AR: Przyznaję, że jeszcze kiedy Paweł mi pokazywał fragmenty zrealizowane zanim wyjechał na najdłuższy okres zdjęciowy i nawet nie myśleliśmy o wejściu w projekt to byłam wstrząśnięta tym, co ludzie zgodzili się powiedzieć przed kamerą. Dla nas to była ważna podróż w ten temat.

Jedną z bohaterek filmu jest kobieta, która przeżyła bardzo brutalny atak na swoją osobę.

TH: Udział w filmie wymagał odwagi od bohaterów. Jedną z bohaterek jest Mervat, która uniknęła śmierci z rąk swojej rodziny. Mamy też parę bohaterów, którzy mimo kastowego podziału pobrali się i są ciągle poszukiwani – dla nich wystąpienie przed kamerą i opowiedzenie swojej historii też może być niebezpieczne.

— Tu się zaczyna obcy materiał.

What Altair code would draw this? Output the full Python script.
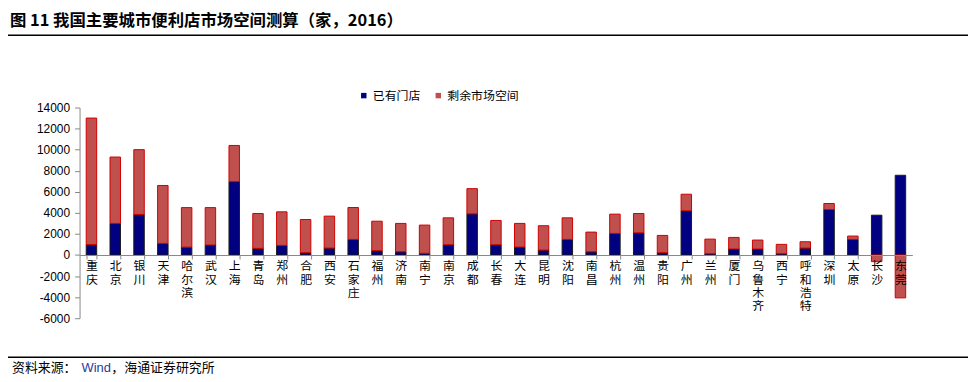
import altair as alt
import pandas as pd

cities = ["重庆", "北京", "银川", "天津", "哈尔滨", "武汉", "上海", "青岛", "郑州", "合肥",
          "西安", "石家庄", "福州", "济南", "南宁", "南京", "成都", "长春", "大连", "昆明",
          "沈阳", "南昌", "杭州", "温州", "贵阳", "广州", "兰州", "厦门", "乌鲁木齐", "西宁",
          "呼和浩特", "深圳", "太原", "长沙", "东莞"]
existing = [1000, 3000, 3850, 1100, 750, 950, 6970, 630, 915, 220,
            660, 1480, 410, 315, 160, 975, 3910, 975, 755, 470,
            1480, 315, 2050, 2110, 220, 4200, 125, 570, 570, 125,
            660, 4320, 1480, 3780, 7570]
remaining = [12000, 6300, 6150, 5500, 3750, 3550, 3430, 3310, 3185, 3150,
             3030, 3030, 2800, 2685, 2680, 2555, 2390, 2305, 2245, 2310,
             2050, 1860, 1830, 1830, 1640, 1570, 1385, 1100, 850, 885,
             600, 570, 320, -630, -4070]
series_names = ["已有门店", "剩余市场空间"]
y_ticks = [-6000, -4000, -2000, 0, 2000, 4000, 6000, 8000, 10000, 12000, 14000]

title_text = "图 11 我国主要城市便利店市场空间测算（家，2016）"
source_parts = ["资料来源：", "Wind", "，海通证券研究所"]

rows = []
for c, e, r in zip(cities, existing, remaining):
    rows.append({"city": c, "series": series_names[0], "value": e, "ord": 0})
    rows.append({"city": c, "series": series_names[1], "value": r, "ord": 1})
df = pd.DataFrame(rows)

CJK = "Noto Sans CJK SC"
LAT = "Liberation Sans"

bars = alt.Chart(df).mark_bar(strokeWidth=1).encode(
    x=alt.X("city:N", sort=cities,
            scale=alt.Scale(paddingInner=0.56, paddingOuter=0.28),
            axis=alt.Axis(title=None, labelAngle=0,
                          labelExpr="split(datum.label, '')",
                          labelFont=CJK, labelFontSize=12, labelLineHeight=13.3,
                          labelColor="black", labelPadding=2, labelOverlap=False,
                          tickSize=4, tickBand="extent", tickColor="#888888",
                          domainColor="#888888", offset=-63.6, zindex=1)),
    y=alt.Y("value:Q", stack="zero",
            scale=alt.Scale(domain=[-6000, 14000], nice=False, zero=False),
            axis=alt.Axis(title=None, values=y_ticks, grid=False,
                          labelExpr="toString(datum.value)",
                          labelFont=LAT, labelFontSize=12, labelColor="black",
                          labelPadding=5, tickSize=5, tickColor="#888888",
                          domainColor="#888888")),
    fill=alt.Fill("series:N",
                  scale=alt.Scale(domain=series_names, range=["#000080", "#C0504D"]),
                  legend=alt.Legend(title=None, orient="none", legendX=280, legendY=-18,
                                    direction="horizontal", symbolType="square",
                                    symbolSize=30, labelFont=CJK, labelFontSize=12,
                                    labelColor="black", labelOffset=3, columnPadding=11,
                                    symbolStrokeWidth=0)),
    stroke=alt.Stroke("series:N",
                      scale=alt.Scale(domain=series_names, range=["#1a1a1a", "#D00000"]),
                      legend=None),
    order=alt.Order("ord:Q"),
)

deco = alt.Data(values=[{"k": 1}])

title = alt.Chart(deco).mark_text(text=title_text, align="left", baseline="middle",
                                  font=CJK, fontSize=16.5, fontWeight="bold",
                                  color="black").encode(x=alt.value(-70), y=alt.value(-87))
rule_top = alt.Chart(deco).mark_rule(color="black", strokeWidth=1.5).encode(
    x=alt.value(-72), x2=alt.value(894), y=alt.value(-72.7))
rule_bot = alt.Chart(deco).mark_rule(color="black", strokeWidth=1.5).encode(
    x=alt.value(-72), x2=alt.value(894), y=alt.value(251.3))
src1 = alt.Chart(deco).mark_text(text=source_parts[0], align="left", baseline="middle",
                                 font=CJK, fontSize=13, color="black").encode(
    x=alt.value(-68), y=alt.value(262))
src2 = alt.Chart(deco).mark_text(text=source_parts[1], align="left", baseline="middle",
                                 font=LAT, fontSize=13, color="#1F3D99").encode(
    x=alt.value(2), y=alt.value(262))
src3 = alt.Chart(deco).mark_text(text=source_parts[2], align="left", baseline="middle",
                                 font=CJK, fontSize=13, color="black").encode(
    x=alt.value(32), y=alt.value(262))

chart = alt.layer(bars, title, rule_top, rule_bot, src1, src2, src3).properties(
    width=838, height=212,
    padding={"left": 72, "top": 99, "right": 56, "bottom": 58},
    autosize=alt.AutoSizeParams(type="none"),
    background="white",
).configure_view(stroke=None)

chart.save("out.html", embed_options={"renderer": "svg", "actions": False})
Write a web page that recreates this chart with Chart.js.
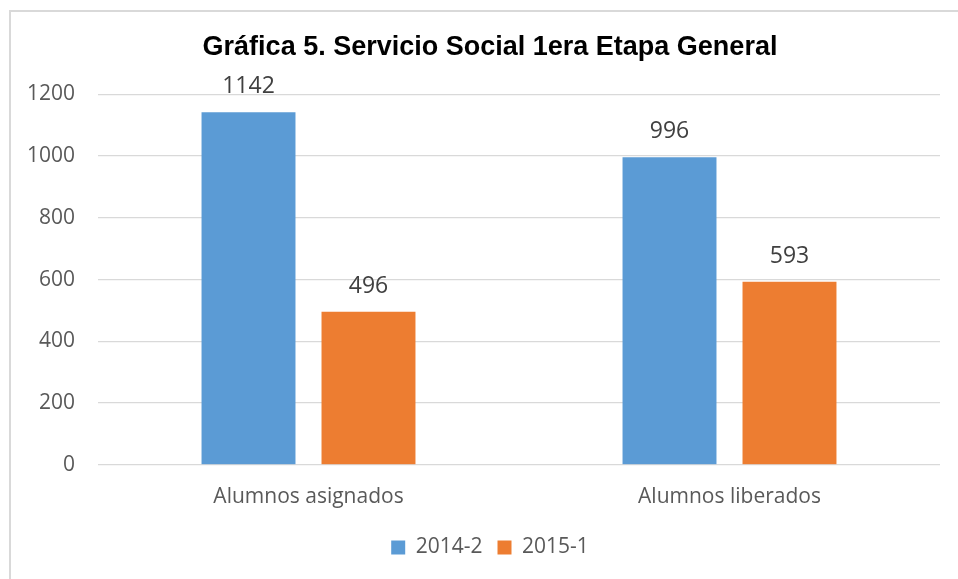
<!DOCTYPE html>
<html>
<head>
<meta charset="utf-8">
<script src="https://cdn.jsdelivr.net/npm/chart.js@4/dist/chart.umd.min.js"></script>
<style>
  body { margin: 0; overflow: hidden; background: #fff; width: 958px; height: 579px; position: relative; }
  #frame { position: absolute; left: 9px; top: 10px; width: 980px; height: 620px; border: 2px solid #d9d9d9; box-sizing: border-box; pointer-events: none; }
  #chart { position: absolute; left: 0; top: 0; }
</style>
</head>
<body>
<canvas id="chart" width="971" height="579"></canvas>
<div id="frame"></div>
<script>
var titulo = "Gráfica 5. Servicio Social 1era Etapa General";
var categorias = ["Alumnos asignados", "Alumnos liberados"];
var periodos = ["2014-2", "2015-1"];
var valores2014 = [1142, 996];
var valores2015 = [496, 593];
var colores = ["#5B9BD5", "#ED7D31"];

// etiquetas de valor arriba de cada barra
var etiquetasBarras = {
  id: "etiquetasBarras",
  afterDatasetsDraw: function(chart){
    var ctx = chart.ctx;
    ctx.save();
    ctx.font = "23px 'Open Sans'";
    ctx.fillStyle = "#404040";
    ctx.textAlign = "center";
    ctx.textBaseline = "alphabetic";
    chart.data.datasets.forEach(function(ds, i){
      chart.getDatasetMeta(i).data.forEach(function(bar, j){
        ctx.fillText(ds.data[j], bar.x, bar.y - 19);
      });
    });
    ctx.restore();
  }
};

var ctx = document.getElementById("chart");
var miGrafica = new Chart(ctx, {
  type: "bar",
  data: {
    labels: categorias,
    datasets: [
      { label: periodos[0], data: valores2014, backgroundColor: colores[0], yAxisID: "y" },
      { label: periodos[1], data: valores2015, backgroundColor: colores[1], yAxisID: "y" }
    ]
  },
  options: {
    responsive: false,
    animation: false,
    devicePixelRatio: 1,
    categoryPercentage: 0.57,
    barPercentage: 0.783,
    layout: { padding: { left: 9, right: 0, top: 10, bottom: 11 } },
    plugins: {
      title: {
        display: true,
        text: titulo,
        color: "#000",
        font: { family: "'Liberation Sans', Arial", size: 27, weight: "bold" },
        padding: { top: 21, bottom: 31 }
      },
      legend: {
        position: "bottom",
        labels: {
          boxWidth: 14,
          boxHeight: 14,
          padding: 15,
          color: "#595959",
          font: { family: "'Open Sans'", size: 21 }
        }
      },
      tooltip: { enabled: false }
    },
    scales: {
      x: {
        grid: { display: false },
        border: { display: false },
        ticks: { color: "#595959", font: { family: "'Open Sans'", size: 21 }, padding: 12 }
      },
      y: {
        min: 0,
        max: 1200,
        ticks: {
          stepSize: 200,
          color: "#595959",
          font: { family: "'Open Sans'", size: 21 },
          padding: 23,
          callback: function(v){ return String(v); }
        },
        grid: { color: "#d9d9d9", lineWidth: 1.3, drawTicks: false },
        border: { display: false },
        afterFit: function(s){ s.width = 89; }
      },
      y2: {
        position: "right",
        grid: { display: false },
        border: { display: false },
        ticks: { display: false },
        afterFit: function(s){ s.width = 31; }
      }
    }
  },
  plugins: [etiquetasBarras]
});
</script>
</body>
</html>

AR: W filmie wystąpiła także aktywistka ruchu obrony praw człowieka Lubna Dawany. Ważne, że nie tylko wystąpiła w filmie, ale opiekuje się Mervat i innymi skrzywdzonymi kobietami. Dzięki niej ofiary nie są pozostawione same sobie i są w stanie przetrwać bardzo dla nich trudny czas. W części palestyńskiej mamy też grupę teatralną, która pełni rolę komentatora wydarzeń. W swoim spektaklu krytykują zabójstwa, jednak jeden z członków zapytany o to, co sam zrobiłby w takiej sytuacji mówi, że postąpiłby tak samo jak ojciec dziewczyny. Dla nas to bardzo trudne do zrozumienia.

AR: Nigdy nie było wątpliwości dotyczących tematu i tutaj było ogromne wsparcie ze strony producentów amerykańskich. 15 kwietnia film ma swoją premierę na amerykańskim Netflixie. Fantastyczne jest to, że taki film będzie dostępny dla szerokiej publiczności. Trwają też rozmowy, gdzie pokazać film poza Stanami Zjednoczonymi. Temat jest wart tych starań i jest duże zainteresowanie filmem. Premiera odbyła się 7 kwietnia w Muzeum Tolerancji w Los Angeles, pokaz zapowiedział Brett Ratner. Na 300 miejsc na sali było ponad 500 chętnych. Film bardzo ludzi poruszył, wiele osób płakało. Film jest w tej chwili zgłaszany na festiwale, więc mamy nadzieję, że „W imię honoru” zainteresuje także publiczność festiwalową i nie tylko taką. Należy wspomnieć o wsparciu dla filmu ze strony aktorki Robin Wright („House of Cards”), która bardzo projekt wspomogła, nie tylko ze względu na przyjaźń z reżyserem, ale też prywatnie interesuje się tym tematem i dokładała starań, by film został sfinansowany.

Czy taki film może coś zmienić w sprawie zabójstw honorowych?

AR: Wystarczy, jeśli zmieni życie choć jednej osoby. Choćby dlatego warto było robić ten film.

TH: Społeczności często postrzegają zabójstwo honorowe jako konieczność. Mamy nadzieję, że nasz film może zmienić to przekonanie. To straszna zbrodnia.

Z Anną Różalską i Tarikiem Hachoud rozmawiała Marta Sikorska.